The MXF standard offers more than one spin on this, but the main one of interest here is what is called frame wrapping, as compared to clip wrapping. AS-07 simply embraces the existing SMPTE standards, starting with ST 377-1:2011. In frame wrapping–referenced in AS-07 in section 6.2.2 and subsections (pages 19-20)–you get what MXF calls content packages that carry both picture and sound together. We prefer the interleaving offered by frame wrapping, although AS-07 permits clip wrapping as noted in section 184.108.40.206.1 (page 19)
AMWA offers a nice primer on MXF, and pages 5-7 (with an illustration) describe the structure of the MXF content package, with interleaved picture and sound.

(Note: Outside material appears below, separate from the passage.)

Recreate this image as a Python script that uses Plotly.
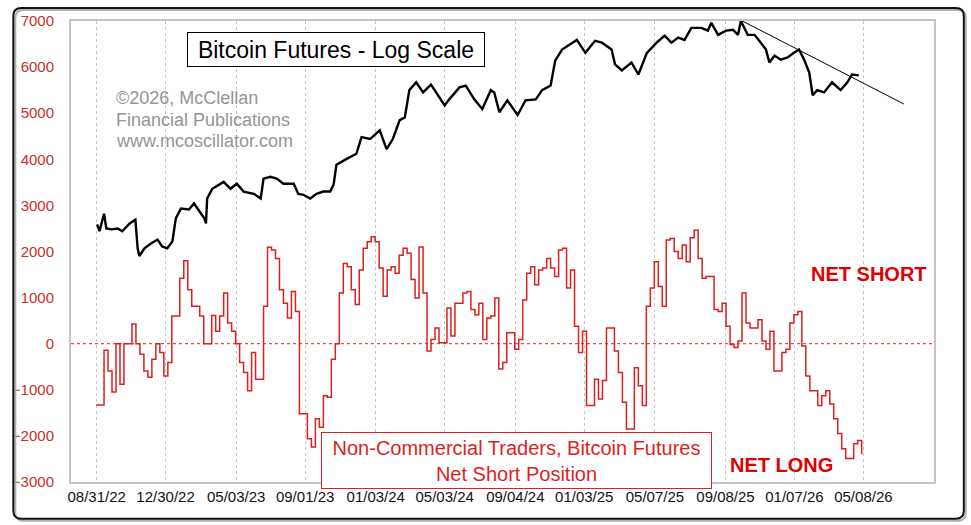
import pandas as pd
import plotly.graph_objects as go

W, H = 971, 525
L, R, T, B = 66, 37, 18, 43

FONT = "Liberation Sans, Arial, sans-serif"
RED = "#dc1f1f"

# x-axis label dates
tick_dates = ["2022-08-31", "2022-12-30", "2023-05-03", "2023-09-01", "2024-01-03", "2024-05-03",
              "2024-09-04", "2025-01-03", "2025-05-07", "2025-09-08", "2026-01-07", "2026-05-08"]

# weekly COT net short position (contracts), first report date below
cot_start = "2022-08-30"
net_short = [
    -1330, -1330, -140, -590, -1050, 0, -880, 0, 0, 430,
    0, -230, -590, -730, -340, 0, -190, -700, -410, 600,
    600, 1420, 1800, 1170, 810, 810, 600, 0, 0, 610,
    270, 600, 1100, 450, 270, 0, -410, -625, -1020, -190,
    -770, -770, 810, 2090, 2030, 1850, 1170, 880, 560, 1130,
    700, -1520, -1520, -2060, -2240, -1630, -1810, -1130, -1160, -340,
    0, 1100, 1740, 1670, 1170, 850, 1600, 2070, 2210, 2320,
    2210, 1640, 1030, 1600, 1670, 1530, 1920, 2070, 1960, 1390,
    990, 2100, 1100, -160, 90, 340, 20, 20, 775, 165,
    880, 880, 1100, 1130, 740, 630, 880, 90, 560, 600,
    990, -550, -410, 240, 240, -120, 90, 950, 1530, 1670,
    1280, 1600, 1640, 1850, 1640, 1460, 2030, 2070, 1210, 1600,
    380, -190, 270, -1340, -1340, -770, -1200, -800, 340, 340,
    -160, -625, -1270, -1850, -1850, -520, -910, -1340, 810, 1210,
    1780, 1240, 810, 2250, 2280, 2000, 1850, 2140, 1780, 2300,
    2460, 1850, 1420, 1460, 1460, 740, 700, 880, 380, -15,
    -85, 60, 1100, 450, 340, 340, 520, 60, -120, 270,
    -590, -590, -190, -120, 450, 630, 700, -50, -700, -1020,
    -1020, -1340, -1130, -1020, -1310, -1630, -1950, -2280, -2490, -2490,
    -2170, -2100, -2400,
]

# bitcoin futures, log scale, expressed in left-axis units
btc_dates = [
    "2022-09-01", "2022-09-05", "2022-09-13", "2022-09-17", "2022-09-26", "2022-10-07", "2022-10-15",
    "2022-10-28", "2022-11-07", "2022-11-11", "2022-11-14", "2022-11-23", "2022-12-05", "2022-12-16",
    "2022-12-24", "2023-01-02", "2023-01-11", "2023-01-17", "2023-01-26", "2023-02-09", "2023-02-18",
    "2023-02-27", "2023-03-08", "2023-03-11", "2023-03-13", "2023-03-22", "2023-04-11", "2023-04-23",
    "2023-05-04", "2023-05-16", "2023-06-03", "2023-06-15", "2023-06-20", "2023-07-02", "2023-07-13",
    "2023-07-25", "2023-08-12", "2023-08-20", "2023-08-29", "2023-09-10", "2023-09-21", "2023-10-03",
    "2023-10-15", "2023-10-21", "2023-10-26", "2023-11-13", "2023-11-30", "2023-12-09", "2023-12-24",
    "2024-01-10", "2024-01-22", "2024-02-02", "2024-02-14", "2024-02-23", "2024-03-02", "2024-03-14",
    "2024-03-26", "2024-04-09", "2024-04-21", "2024-05-03", "2024-05-11", "2024-05-29", "2024-06-09",
    "2024-06-24", "2024-07-08", "2024-07-23", "2024-07-29", "2024-08-07", "2024-08-21", "2024-09-08",
    "2024-09-22", "2024-10-10", "2024-10-21", "2024-11-05", "2024-11-13", "2024-11-25", "2024-12-21",
    "2025-01-05", "2025-01-22", "2025-02-03", "2025-02-20", "2025-02-26", "2025-03-10", "2025-03-27",
    "2025-04-08", "2025-04-23", "2025-05-10", "2025-05-24", "2025-06-05", "2025-06-17", "2025-06-28",
    "2025-07-10", "2025-07-28", "2025-08-08", "2025-08-14", "2025-08-26", "2025-09-09", "2025-09-21",
    "2025-09-30", "2025-10-05", "2025-10-17", "2025-10-29", "2025-11-09", "2025-11-18", "2025-11-24",
    "2025-12-03", "2025-12-14", "2025-12-26", "2026-01-06", "2026-01-15", "2026-01-24", "2026-02-02",
    "2026-02-08", "2026-02-16", "2026-02-28", "2026-03-14", "2026-03-29", "2026-04-10", "2026-04-18",
    "2026-04-30",
]
btc_level = [
    2590, 2440, 2820, 2500, 2480, 2500, 2440,
    2610, 2690, 2070, 1900, 2070, 2180, 2260,
    2110, 2070, 2220, 2720, 2930, 2910, 3040,
    2870, 2720, 2610, 3150, 3360, 3510, 3360,
    3470, 3300, 3250, 3150, 3580, 3620, 3580,
    3470, 3470, 3250, 3230, 3150, 3250, 3300,
    3300, 3450, 3880, 4010, 4120, 4480, 4440,
    4630, 4220, 4440, 4850, 4910, 5500, 5670,
    5450, 5620, 5390, 5170, 5300, 5560, 5600,
    5300, 5090, 5500, 5450, 5020, 5280, 4960,
    5280, 5300, 5500, 5600, 6140, 6380, 6590,
    6310, 6570, 6530, 6380, 6060, 5930, 6100,
    5840, 6310, 6530, 6680, 6530, 6640, 6590,
    6850, 6850, 6790, 6960, 6700, 6790, 6810,
    6700, 7000, 6700, 6700, 6530, 6380, 6100,
    6250, 6160, 6210, 6310, 6380, 6160, 5880,
    5390, 5500, 5450, 5670, 5500, 5670, 5840,
    5820,
]

# declining trendline across the price highs
trend_dates = ["2025-09-21", "2026-07-18"]
trend_level = [7105, 5200]

cot_dates = pd.date_range(cot_start, periods=len(net_short), freq="7D")


def px(x):
    return (x - L) / (W - L - R)


def py(y):
    return (H - B - y) / (H - T - B)


fig = go.Figure()

fig.add_trace(go.Scatter(
    x=cot_dates, y=net_short,
    mode="lines", line=dict(color=RED, width=1.5, shape="hv"),
    hoverinfo="skip",
))
fig.add_trace(go.Scatter(
    x=btc_dates, y=btc_level,
    mode="lines", line=dict(color="black", width=2.4),
    hoverinfo="skip",
))
fig.add_trace(go.Scatter(
    x=trend_dates, y=trend_level,
    mode="lines", line=dict(color="black", width=1),
    hoverinfo="skip",
))

# zero line
fig.add_shape(type="line", xref="paper", yref="y", x0=0, x1=1, y0=0, y1=0,
              line=dict(color=RED, width=1, dash="dot"), layer="below")

# rounded outer frame
x0, x1, y0, y1, r = 8, 964, 5, 519, 8
def frame_path(dx, dy):
    a, b, c, d = x0 + dx, x1 + dx, y0 + dy, y1 + dy
    return (f"M {px(a + r)},{py(c)} L {px(b - r)},{py(c)} Q {px(b)},{py(c)} {px(b)},{py(c + r)} "
            f"L {px(b)},{py(d - r)} Q {px(b)},{py(d)} {px(b - r)},{py(d)} "
            f"L {px(a + r)},{py(d)} Q {px(a)},{py(d)} {px(a)},{py(d - r)} "
            f"L {px(a)},{py(c + r)} Q {px(a)},{py(c)} {px(a + r)},{py(c)} Z")

fig.add_shape(type="path", xref="paper", yref="paper", path=frame_path(2, 2),
              line=dict(color="#b0b0b0", width=2))
fig.add_shape(type="path", xref="paper", yref="paper", path=frame_path(0, 0),
              line=dict(color="#111111", width=2))

annotations = [
    dict(text="Bitcoin Futures - Log Scale", x=px(333), y=py(46.5),
         font=dict(size=23, color="black", family=FONT),
         bordercolor="black", borderwidth=1, borderpad=0, width=296, height=33,
         bgcolor="white"),
    dict(text="NET SHORT", x=px(869), y=py(273),
         font=dict(size=20, color="#e00000", family=FONT, weight="bold")),
    dict(text="NET LONG", x=px(781), y=py(465),
         font=dict(size=20, color="#e00000", family=FONT, weight="bold")),
    dict(text="Non-Commercial Traders, Bitcoin Futures<br>Net Short Position",
         x=px(514.5), y=py(460.5),
         font=dict(size=20, color=RED, family=FONT),
         bordercolor=RED, borderwidth=1, borderpad=0, width=389, height=55,
         bgcolor="white"),
]
for line_text, ypix in [("©2026, McClellan", 96), ("Financial Publications", 117.5),
                        ("www.mcoscillator.com", 139)]:
    annotations.append(dict(text=line_text, x=px(109), y=py(ypix), xanchor="left",
                            font=dict(size=18, color="#959595", family=FONT)))
for a in annotations:
    a.setdefault("xanchor", "center")
    a.update(xref="paper", yref="paper", yanchor="middle", showarrow=False)

fig.update_layout(
    width=W, height=H,
    margin=dict(l=L, r=R, t=T, b=B),
    paper_bgcolor="white", plot_bgcolor="white",
    showlegend=False,
    font=dict(family=FONT),
    annotations=annotations,
    xaxis=dict(
        type="date",
        range=["2022-07-17", "2026-09-09"],
        tickvals=tick_dates, tickformat="%m/%d/%y",
        tickfont=dict(size=15, color="#111111", family=FONT),
        showgrid=True, gridcolor="#c6c6c6", griddash="dot", gridwidth=1,
        showline=True, mirror=True, linecolor="#c4c4c4", linewidth=2,
        ticks="", ticklabelstandoff=0, zeroline=False,
    ),
    yaxis=dict(
        range=[-3000, 7000],
        tickvals=list(range(-3000, 7001, 1000)),
        tickfont=dict(size=15, color="#c4302b", family=FONT),
        showgrid=False, zeroline=False,
        showline=True, mirror=True, linecolor="#c4c4c4", linewidth=2,
        ticks="", ticklabelstandoff=12,
    ),
)

fig.write_html("out.html", config={"displayModeBar": False},
               post_script="document.body.style.margin = '0';")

IMPLEMENTATIONS AND EXAMPLES? At this writing, we are not well informed about systems that may have been deployed to conform to the 2014 SMPTE ST 422 standard pertaining to interlacing in JPEG 2000. Meanwhile, however, the Library has engaged a contractor to prepare some AS-07 sample files, including some that carry JPEG 2000 interlaced picture. We hope that these will be ready in the next few weeks and we will post them at the FADGI site in hopes that they will be of assistance to those with an interest in AS-07.
Thanks to all for your patience with this lengthy response!
Thank you very much for you answer. I indeed mistakenly thought that interlacing and interleaving referred to the same notion. I will have a look at this AMWA’s white paper on the structure of an MXF file.